A good friend of mine sent me an inspiring video by Steve Harvey (above) telling his audience after an episode of Family Feud to take a leap. To expand on that notion, he essentially told the crowd to stop coming up with excuses, and leave a job they're miserable at and take a jump toward something they believe in - something they've dreamed of. Yes, it was a "follow your dreams" and screw the rest kind of deal. It moved me though. About a week later, movie "it" star Chris Pratt, who I'd loved on Parks and Recreation from day one, posted something similar on his Instagram page. He spoke of filming back-to-back films and how it didn't feel like work.
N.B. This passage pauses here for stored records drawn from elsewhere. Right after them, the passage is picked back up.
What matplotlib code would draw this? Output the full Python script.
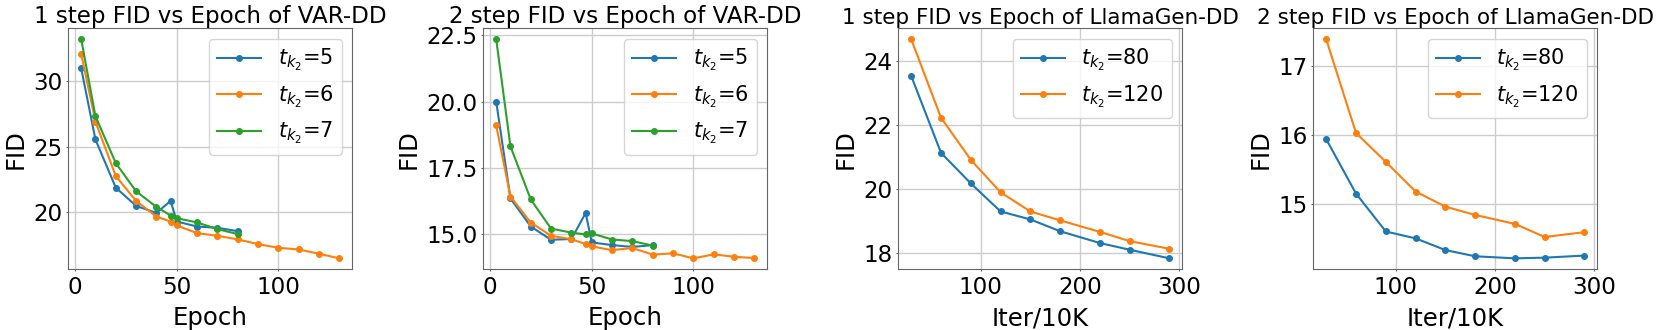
import matplotlib
matplotlib.use("Agg")
import matplotlib.pyplot as plt

# Panel 1: 1 step FID vs Epoch of VAR-DD
var_epochs_short = [3, 10, 20, 30, 40, 47, 50, 60, 70, 80]
var_epochs_long = [3, 10, 20, 30, 40, 47, 50, 60, 70, 80, 90, 100, 110, 120, 130]
var1_t5 = [31.0, 25.55, 21.86, 20.46, 19.92, 20.84, 19.26, 18.88, 18.78, 18.52]
var1_t6 = [32.11, 26.92, 22.75, 20.84, 19.64, 19.26, 18.96, 18.37, 18.17, 17.89,
           17.53, 17.25, 17.12, 16.79, 16.44]
var1_t7 = [33.23, 27.33, 23.74, 21.58, 20.38, 19.72, 19.52, 19.19, 18.68, 18.30]

# Panel 2: 2 step FID vs Epoch of VAR-DD
var2_t5 = [20.0, 16.35, 15.29, 14.79, 14.82, 15.80, 14.69, 14.59, 14.52, 14.59]
var2_t6 = [19.10, 16.42, 15.44, 14.94, 14.81, 14.63, 14.54, 14.40, 14.48, 14.23,
           14.28, 14.09, 14.24, 14.15, 14.10]
var2_t7 = [22.35, 18.31, 16.31, 15.21, 15.06, 14.99, 15.03, 14.80, 14.74, 14.57]

# Panels 3/4: LlamaGen-DD
llama_iters = [30, 60, 90, 120, 150, 180, 220, 250, 290]
llama1_t80 = [23.54, 21.13, 20.17, 19.29, 19.04, 18.67, 18.30, 18.09, 17.82]
llama1_t120 = [24.69, 22.23, 20.91, 19.89, 19.29, 19.01, 18.65, 18.36, 18.12]
llama2_t80 = [15.94, 15.15, 14.60, 14.50, 14.33, 14.24, 14.21, 14.22, 14.25]
llama2_t120 = [17.39, 16.03, 15.61, 15.18, 14.96, 14.84, 14.71, 14.52, 14.59]

titles = ["1 step FID vs Epoch of VAR-DD", "2 step FID vs Epoch of VAR-DD",
          "1 step FID vs Epoch of LlamaGen-DD", "2 step FID vs Epoch of LlamaGen-DD"]
title_sizes = [16.6, 16.6, 15.5, 15.5]
xlabels = ["Epoch", "Epoch", "Iter/10K", "Iter/10K"]

W, H = 1661, 330
fig = plt.figure(figsize=(W / 100, H / 100), dpi=100)

lefts = [68.3, 483.3, 898.3, 1313.3]
axw, top, bot = 284, 28.3, 269.3

panels = [
    [(var_epochs_short, var1_t5, "$t_{k_2}$=5"),
     (var_epochs_long, var1_t6, "$t_{k_2}$=6"),
     (var_epochs_short, var1_t7, "$t_{k_2}$=7")],
    [(var_epochs_short, var2_t5, "$t_{k_2}$=5"),
     (var_epochs_long, var2_t6, "$t_{k_2}$=6"),
     (var_epochs_short, var2_t7, "$t_{k_2}$=7")],
    [(llama_iters, llama1_t80, "$t_{k_2}$=80"),
     (llama_iters, llama1_t120, "$t_{k_2}$=120")],
    [(llama_iters, llama2_t80, "$t_{k_2}$=80"),
     (llama_iters, llama2_t120, "$t_{k_2}$=120")],
]
yticks = [[20, 25, 30], [15.0, 17.5, 20.0, 22.5], [18, 20, 22, 24], [15, 16, 17]]
xticks = [[0, 50, 100], [0, 50, 100], [100, 200, 300], [100, 200, 300]]

colors = ["#1f77b4", "#ff7f0e", "#2ca02c"]
for i in range(4):
    ax = fig.add_axes([lefts[i] / W, (H - bot) / H, axw / W, (bot - top) / H])
    for j, (xs, ys, lab) in enumerate(panels[i]):
        ax.plot(xs, ys, marker="o", markersize=4, linewidth=1.5,
                color=colors[j], label=lab)
    ax.set_title(titles[i], fontsize=title_sizes[i], pad=2)
    ax.set_xlabel(xlabels[i], fontsize=17.6, labelpad=5)
    ax.set_ylabel("FID", fontsize=17.6, labelpad=4)
    ax.set_yticks(yticks[i])
    ax.set_xticks(xticks[i])
    ax.tick_params(labelsize=16.6, length=1.5, color="#666666")
    ax.tick_params(axis="x", pad=3.5)
    ax.tick_params(axis="y", pad=2.5)
    ax.grid(True, color="#cccccc", linewidth=1)
    for s in ax.spines.values():
        s.set_color("#666666")
    ax.legend(fontsize=15, loc="upper right", handlelength=2.1)
    if i == 1:
        ax.set_yticklabels(["15.0", "17.5", "20.0", "22.5"])

fig.savefig("out.png", dpi=100)
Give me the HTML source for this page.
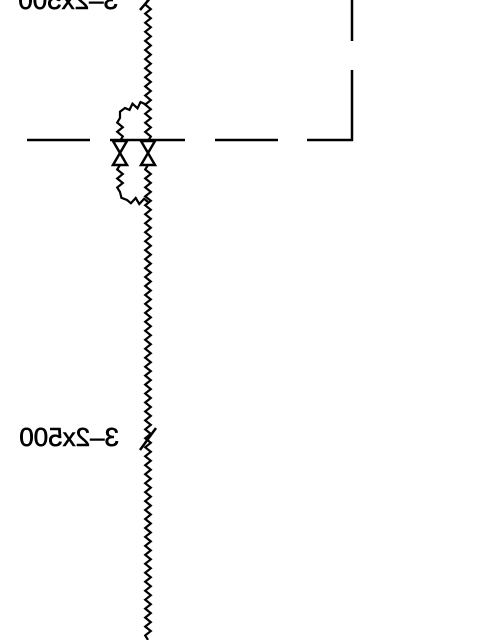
<!DOCTYPE html>
<html><head><meta charset="utf-8"><style>
html,body{margin:0;padding:0;background:#fff;width:480px;height:640px;overflow:hidden}
</style></head><body>
<svg id="dwg" width="480" height="640" viewBox="0 0 480 640" xmlns="http://www.w3.org/2000/svg">
<g stroke="#000" stroke-width="2.5" fill="none" stroke-linecap="butt">
<line x1="27" y1="140" x2="90" y2="140"/>
<line x1="110" y1="140" x2="185" y2="140"/>
<line x1="215" y1="140" x2="278" y2="140"/>
<line x1="307" y1="140" x2="353" y2="140"/>
<line x1="352" y1="0" x2="352" y2="41"/>
<line x1="352" y1="70" x2="352" y2="141"/>
<path d="M113 141 L127 141 L113 165 L127 165 Z"/>
<path d="M141 141 L155 141 L141 165 L155 165 Z"/>
<line x1="140" y1="10" x2="152" y2="-4"/>
<line x1="140" y1="450" x2="156" y2="428"/>
</g>
<g id="waves" stroke="#000" stroke-width="2.2" fill="none"></g>
<text transform="translate(118,0) scale(-1,1)" x="0" y="9" font-family="Liberation Sans, sans-serif" font-size="26" stroke="#000" stroke-width="0.6">3–2x500</text>
<text transform="translate(119,0) scale(-1,1)" x="0" y="446" font-family="Liberation Sans, sans-serif" font-size="26" stroke="#000" stroke-width="0.6">3–2x500</text>
</svg>
<script>
const g=document.getElementById('waves');
function wave(pts,name){
  let d='';
  for(let s=0;s<pts.length-1;s++){
    const [x1,y1]=pts[s],[x2,y2]=pts[s+1];
    const L=Math.hypot(x2-x1,y2-y1),ux=(x2-x1)/L,uy=(y2-y1)/L,nx=-uy,ny=ux;
    const n=Math.max(2,Math.round(L/4.5));
    for(let i=0;i<=n;i++){
      const t=i/n*L,a=(i%2?2.8:-2.8)*(i==0||i==n?0:1);
      const x=x1+ux*t+nx*a,y=y1+uy*t+ny*a;
      d+=(d?'L':'M')+x.toFixed(1)+' '+y.toFixed(1);
    }
  }
  const p=document.createElementNS('http://www.w3.org/2000/svg','path');
  p.setAttribute('d',d);
  
  
  g.appendChild(p);
}
wave([[148,0],[148,141]],'pipe-upper');
wave([[148,165],[148,640]],'pipe-lower');
wave([[145,104],[125,108],[120,118],[120,141]],'bypass-upper');
wave([[120,165],[120,192],[127,200],[148,202]],'bypass-lower');
</script>
</body></html>
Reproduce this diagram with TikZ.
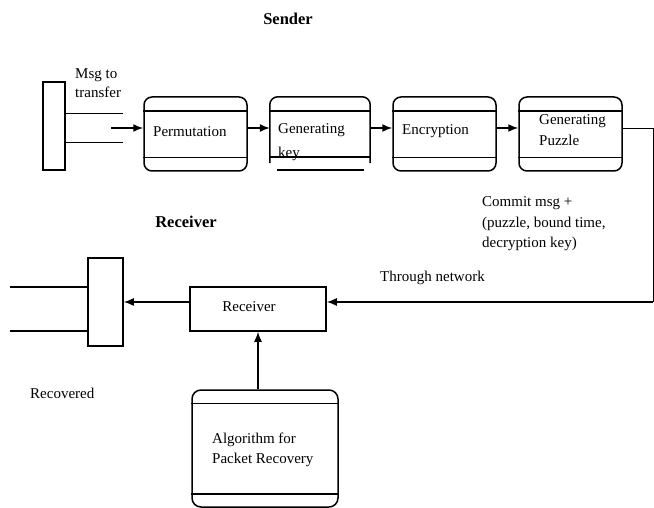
\documentclass[tikz,border=0pt]{standalone}
\usepackage{fontspec}
\setmainfont{Liberation Serif}
\usetikzlibrary{arrows.meta}
\begin{document}
\begin{tikzpicture}[x=1pt,y=-1pt,
 lbl/.style={font=\fontsize{15}{20.5}\selectfont, inner sep=0pt, align=left},
 hdr/.style={font=\fontsize{16.5}{18}\selectfont\bfseries, inner sep=0pt},
 proc/.style={draw, line width=1.5pt, rounded corners=8pt, minimum width=103pt, minimum height=74pt, inner sep=0pt},
 plain/.style={draw, line width=1.5pt, inner sep=0pt},
 arr/.style={-{Latex[length=10pt,width=8pt]}, line width=1.5pt},
 thin/.style={line width=0.9pt},
 rule/.style={line width=1.5pt}]
\useasboundingbox (0,0) rectangle (654,508);

% headers
\node[hdr] (sender) at (288,19) {Sender};
\node[hdr] (receiverhdr) at (186,222) {Receiver};

% sender row
\node[plain, minimum width=22pt, minimum height=88pt] (bar1) at (54,126) {};
\node[proc] (perm) at (195.5,134) {};
\node[inner sep=0pt, minimum width=100pt, minimum height=66pt] (gk) at (320,130) {};
\node[proc] (enc) at (444.5,134) {};
\node[proc] (puz) at (570.5,134) {};

\draw[rule, rounded corners=8pt] (gk.south west) -- (gk.north west) -- (gk.north east) -- (gk.south east);
\draw[rule] (270,111) -- (370,111);
\draw[rule] (270,157) -- (370,157);
\draw[rule] (277,170) -- (364,170);

\foreach \b in {perm,enc,puz}{
  \draw[rule] ([yshift=-15pt]\b.north west) -- ([yshift=-15pt]\b.north east);
  \draw[rule] ([yshift=14pt]\b.south west) -- ([yshift=14pt]\b.south east);
}

% texts in sender boxes
\node[lbl, anchor=west] (permt) at (153,132) {Permutation};
\node[lbl, anchor=west, font=\fontsize{15}{24}\selectfont] (gkt) at (278,142) {Generating\\key};
\node[lbl, anchor=west] (enct) at (402,131) {Encryption};
\node[lbl, anchor=west] (puzt) at (539,130) {Generating\\Puzzle};

% msg to transfer
\node[lbl, anchor=west, font=\fontsize{15}{19}\selectfont] (msg) at (75,83) {Msg to\\transfer};
\coordinate (u1) at (123,113);
\coordinate (u2) at (123,142);
\draw[thin] (bar1.east |- u1) -- (u1);
\draw[thin] (bar1.east |- u2) -- (u2);
\coordinate (m) at (111,128);
\draw[arr] (m) -- (m -| perm.west);
\draw[arr] (perm.east |- m) -- (gk.west |- m);
\draw[arr] (gk.east |- m) -- (enc.west |- m);
\draw[arr] (enc.east |- m) -- (puz.west |- m);

% network link
\coordinate (c1) at (653,128);
\coordinate (c2) at (653,302);
\node[plain, minimum width=136pt, minimum height=44pt] (recv) at (258,309) {};
\node[lbl] (recvt) at (249,307) {Receiver};
\draw[thin] (puz.east |- c1) -- (c1) -- (c2);
\draw[arr] (c2) -- (c2 -| recv.east);

\node[lbl, anchor=west] (commit) at (482,224) {Commit msg +\\(puzzle, bound time,\\decryption key)};
\node[lbl, anchor=west] (through) at (380,278) {Through network};

% receiver side
\node[plain, minimum width=35pt, minimum height=88pt] (bar2) at (105.5,302) {};
\draw[arr] (recv.west |- c2) -- (bar2.east |- c2);
\coordinate (l1) at (10,287);
\coordinate (l2) at (10,331);
\draw[rule] (l1) -- (l1 -| bar2.west);
\draw[rule] (l2) -- (l2 -| bar2.west);
\node[lbl, anchor=west] (recovered) at (30,393) {Recovered};

% algorithm box
\node[draw, line width=1.5pt, rounded corners=9pt, minimum width=146pt, minimum height=117pt, inner sep=0pt] (algo) at (265,448.5) {};
\draw[rule] ([yshift=-14pt]algo.north west) -- ([yshift=-14pt]algo.north east);
\draw[rule] ([yshift=14pt]algo.south west) -- ([yshift=14pt]algo.south east);
\node[lbl, anchor=west] (algot) at (212,450) {Algorithm for\\Packet Recovery};
\coordinate (ax) at (258,0);
\draw[arr] (algo.north -| ax) -- (recv.south -| ax);
\end{tikzpicture}
\end{document}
He spoke of living off sardines as he pursued his own dream of becoming a successful actor. Similar to Harvey, he told his followers (non-social media folk, I don't mean that in a cult sort of way) to hold onto their dreams, to never give up, and your dreams will come up.
The sentiment continued at this year's SAG Awards. Winners Queen Latifah and Uzo Aduba echoed a "don't give up, keep grinding... dreams come true" vibe. The back-to-back-to-back inspirational messages really struck me then and still do. I, too, have dreams. I've lived with Ferris Bueller's logic of "Life moves pretty fast... If you don't stop and look around once in a while, you could miss it" my whole life. I've tried to raise my game no matter where I am. When I was at my first job as a local newspaper reporter, I couldn't stop there. I freelanced movie reviews for another outlet for more pay and better placement, and worked my way into press junkets and red carpets. That led to me relentlessly approaching and eventually landing a New York Post freelance gig. That was my first dose of reality of the two extremes my career had and has been my entire professional life. Back then, I'd interview Colin Farrell one night, and write an item of how a turtle had a dixie cup stuck on its head the next. That, by the way, is a true story and appeared in a town police blotter. The turtle, by the way, was on a tennis court. Figure that one out. I'm sure he survived.
Anyway, when I became a newspaper editor for a small Westchester County weekly newspaper chain a few years later, I continued pushing and plugging. I wanted more and felt I had more to offer. My game plan had always been to do what I loved to do on the regular: write about pop culture for a living. So, with a void I felt from not writing as a full-time editor, I spent my nights and weekends, developing my own pop blog thecheappop.com. I built it for years to the point I was back on red carpets, doing one-on-one interviews with well-established celebs, and got mentions on everything from the now defunct K-Rock radio to Moviefone. Meanwhile, I freelanced for local papers, magazines, and online sites. But, I burnt myself out. Pursuing your passions simultaneously can hand you quite a beating. Yet, I trucked on. I didn't want my passion to simply be a glorified hobby.
For several years, I bounced around a couple of start-ups, all the while continuing that blog, and proudly posting stories onto this major outlet - The Huffington Post. I've worked full-time since 2008 as director of communications at a music school, and have enjoyed it immensely. But, I push in the hopes I can jump like Harvey. I've had seven published pop culture books, which I've done around my work schedule, and started my own music/entertainment sessions series "A-Sides" which is well-established and often praised. It's something I love so dearly and want to do so regularly.
I've interviewed talent ranging from Hulk Hogan to Snoop Dogg to Meryl Streep. I've had musicians perform solely for me. I've flown out to L.A. to cover the Oscars, I've been in arena photo pits . I have hit the carpets of The Tony Awards, it feels, more times than a chorus line. I continue to work a full-time job, while doing "A-Sides," pitching books, and intentionally burning the candle at both ends to end up where Harvey, Pratt, Latifah, and Aduba are at... the land of dreams fulfilled. But here's the thing, reality tells me not to take a huge jump. I've made little-to-no money from blogging and just a few bucks writing books.
I have a wife, two kids, a mortgage, bills, and college loans I'll be paying off until I look like Keith Richards. How can I take the plunge when the real world tells me not to? At 40, I find myself at the same crossroads I did at 19 and 29: a land in which reality bites. How do you carry the dream forward? How can you financially afford to not give up?
At what point do I just truck on and hope someone reads this, Googles me, recognizes the dedication and talent, and takes a chance on me ABBA style.
I will continue to push and plug away but at what point do you just stop and snag a job that is just work, work, work, work, work, work. (He say me have to.) Can I even do that? Why am I writing this? Who's out there?
At what point do I say the hell with it, and press "publish" on this anyway?